On a 2D map, the problem of my approach becomes apparent (note the connected buy differently labelled region around 0 longitude near the South Pole):
This appears because the data are defined on longitudes from 0 to 360 (while I show shown them from -180 to 180 here to make the problem more apparent).
My two typical solutions for these kinds of problems do not work:
MWE
A break-down of the problem in 2 dimensions should be the following:
import cc3d
import numpy as np
import matplotlib.pyplot as plt
arr = np.sin(np.random.RandomState(0).randn(100).reshape(10, 10)) > .3
labels = cc3d.connected_components(arr)
map = plt.pcolormesh(labels, vmin=.5)
map.cmap.set_under('none')
Here the yellow structure in the right top should be connected to the rest of the top structure and same for the two structures at the bottom. Please keep in mind that any helpful solution should also work for connected features in 3 dimensions.
Any help on how to approach this is appreciated.
Update April 2024: the option for periodic boundary conditions is now implemented in cc3d directly (see comment by SapphireSun below).
Okay I have a fix for the output. Its quite slow and requires to run connected_components
twice but works for me. I'm putting it here in case its helpful for anyone later.
I'll put the fix for the MWE here but it works equivalently for full 3D space-time data (independently for each day). The convention for the data I'm working with is that the longitude is the last dimension, so (time, latitude, longitude) but it is plotted on the x-axis, therefore I do a swapaxes
for all function calls in the MWE example.
Functions
def plot(arr):
map = plt.pcolormesh(arr, vmin=.5)
map.cmap.set_under('none')
for xx in range(len(arr)):
for yy in range(len(arr)):
plt.text(yy+.5, xx+.5, arr[xx, yy],
ha="center", va="center", color="k")
def cut_stitch(arr): # equivalent to switching the antimeridian [0, 360[ -> [-180, 180[
idx = len(arr) // 2
return np.concatenate([arr[idx:], arr[:idx]], axis=0)
def fix_date_border(arr, arr_r):
mask = arr == 0
mapping = {}
for key, value in zip(arr_r[~mask], arr[~mask]):
try:
mapping[key].add(value)
except KeyError:
mapping[key] = {value}
# if there is only one unique value per key its a one-to-one mapping and no problem
conflicts = [list(values) for values in mapping.values() if len(values) != 1]
print(mapping) # DEBUG
for conflict in conflicts:
idx = np.any([arr == cc for cc in conflict[1:]], axis=0)

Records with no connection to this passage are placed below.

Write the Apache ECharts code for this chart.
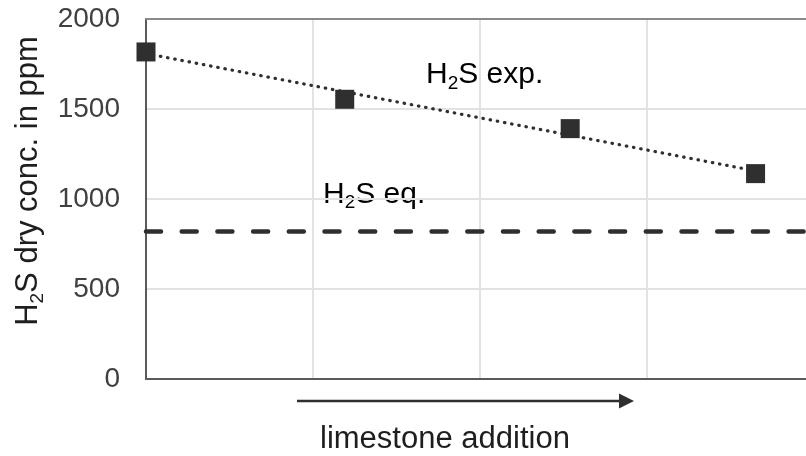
<!DOCTYPE html>
<html>
<head>
<meta charset="utf-8">
<script src="https://cdn.jsdelivr.net/npm/echarts@6/dist/echarts.min.js"></script>
<style>
  html, body { margin: 0; padding: 0; background: #fff; }
  #chart { width: 806px; height: 456px; }
</style>
</head>
<body>
<div id="chart"></div>
<script>
// measured H2S concentration (x = position along the limestone axis, arbitrary units)
const expX = [0, 1.19, 2.54, 3.65]
const expY = [1817, 1554, 1391, 1141]
// linear trend line, endpoints
const trendX = [0, 3.65]
const trendY = [1808, 1156]
// equilibrium level
const eqX = [0, 3.952]
const eqY = [820, 820]
// axis ranges (the plot runs past the right edge of the picture)
const yMin = 0, yMax = 2000, yStep = 500
const xMin = 0, xMax = 3.952, xStep = 1

const font = '"Liberation Sans", Arial, sans-serif'
const dark = '#2f2f2f'

const subRich = (size, subSize) => ({
  m: { fontSize: size, lineHeight: 36, fontFamily: font, color: '#1e1e1e' },
  s: { fontSize: subSize, lineHeight: 16, verticalAlign: 'bottom', fontFamily: font, color: '#1e1e1e' }
})

const chart = echarts.init(document.getElementById('chart'))

chart.setOption({
  backgroundColor: '#fff',
  animation: false,
  grid: { left: 146, top: 19, right: 0, height: 360 },
  xAxis: [
    {
      type: 'value', min: xMin, max: xMax, interval: xStep,
      axisLine: { show: true, onZero: false, lineStyle: { color: '#5a5a5a', width: 2 } },
      axisTick: { show: false },
      axisLabel: { show: false },
      splitLine: { show: true, showMaxLine: false, lineStyle: { color: '#e2e2e2', width: 2 } }
    },
    {
      type: 'value', position: 'top', min: xMin, max: xMax, interval: xStep,
      axisLine: { show: true, onZero: false, lineStyle: { color: '#8a8a8a', width: 2 } },
      axisTick: { show: false },
      axisLabel: { show: false },
      splitLine: { show: false }
    }
  ],
  yAxis: {
    type: 'value', min: yMin, max: yMax, interval: yStep,
    axisLine: { show: true, lineStyle: { color: '#5a5a5a', width: 2 } },
    axisTick: { show: false },
    axisLabel: { fontSize: 28, fontFamily: font, color: '#404040', margin: 26, formatter: v => String(v) },
    splitLine: { show: true, lineStyle: { color: '#e2e2e2', width: 2 } },
    name: '{m|H}{s|2}{m|S dry conc. in ppm}',
    nameLocation: 'middle',
    nameRotate: 90,
    nameGap: 97,
    nameTextStyle: {
      padding: [0, 0, 0, 36],
      rich: subRich(31, 19)
    }
  },
  series: [
    {
      name: 'trend',
      type: 'line',
      data: trendX.map((x, i) => [x, trendY[i]]),
      showSymbol: false,
      lineStyle: { color: dark, width: 3.2, type: [0.5, 6.8], cap: 'round' },
      z: 2
    },
    {
      name: 'H2S eq.',
      type: 'line',
      data: eqX.map((x, i) => [x, eqY[i]]),
      showSymbol: false,
      lineStyle: { color: dark, width: 4.5, type: [15, 20.7], cap: 'round' },
      z: 2
    },
    {
      name: 'H2S exp.',
      type: 'scatter',
      data: expX.map((x, i) => [x, expY[i]]),
      symbol: 'rect',
      symbolSize: 19,
      itemStyle: { color: dark, opacity: 1 },
      z: 3
    }
  ],
  graphic: [
    {
      type: 'text', left: 426, top: 60,
      style: { text: '{m|H}{s|2}{m|S exp.}', rich: subRich(30, 19) }
    },
    {
      type: 'text', left: 323, top: 179.5,
      style: { text: '{m|H}{s|2}{m|S eq.}', rich: subRich(30, 19) }
    },
    {
      type: 'line',
      shape: { x1: 297, y1: 401, x2: 622, y2: 401 },
      style: { stroke: dark, lineWidth: 2.5 }
    },
    {
      type: 'polygon',
      shape: { points: [[619, 393.5], [634, 401], [619, 408.5]] },
      style: { fill: dark }
    },
    {
      type: 'text', left: 320, top: 422.7,
      style: { text: 'limestone addition', font: '31px ' + font, fill: '#1e1e1e', lineHeight: 34 }
    }
  ]
})
</script>
</body>
</html>
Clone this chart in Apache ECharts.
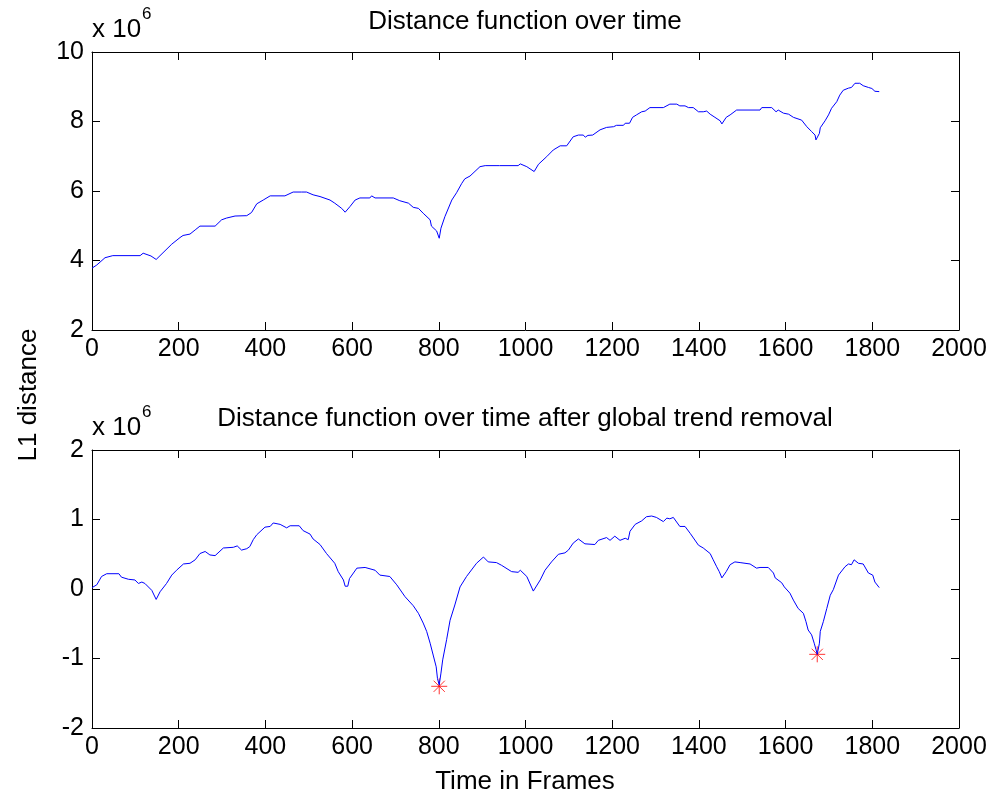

arr[idx] = conflict[0] # reassign in original (i.e., first) array
return arr
Run component labelling a second time on the rearranged field, then rearrange again:
arr2 = cut_stitch(arr.swapaxes(0, 1)).swapaxes(0, 1)
labels2 = cut_stitch(cc3d.connected_components(arr2).swapaxes(0, 1)).swapaxes(0, 1)
plot(labels) # original
plot(labels2)
Fix the labels:
labels_fixed = fix_date_border(labels.swapaxes(0, 1), labels2.swapaxes(0, 1)).swapaxes(0, 1)
# {2: {1, 2}, 7: {8, 7}, 5: {4}, 3: {3}, 1: {1}, 4: {5}, 8: {7}, 6: {6}}
plot(labels_fixed, labels=True)
Note that the labels will no longer be strictly consecutive in the fixed array!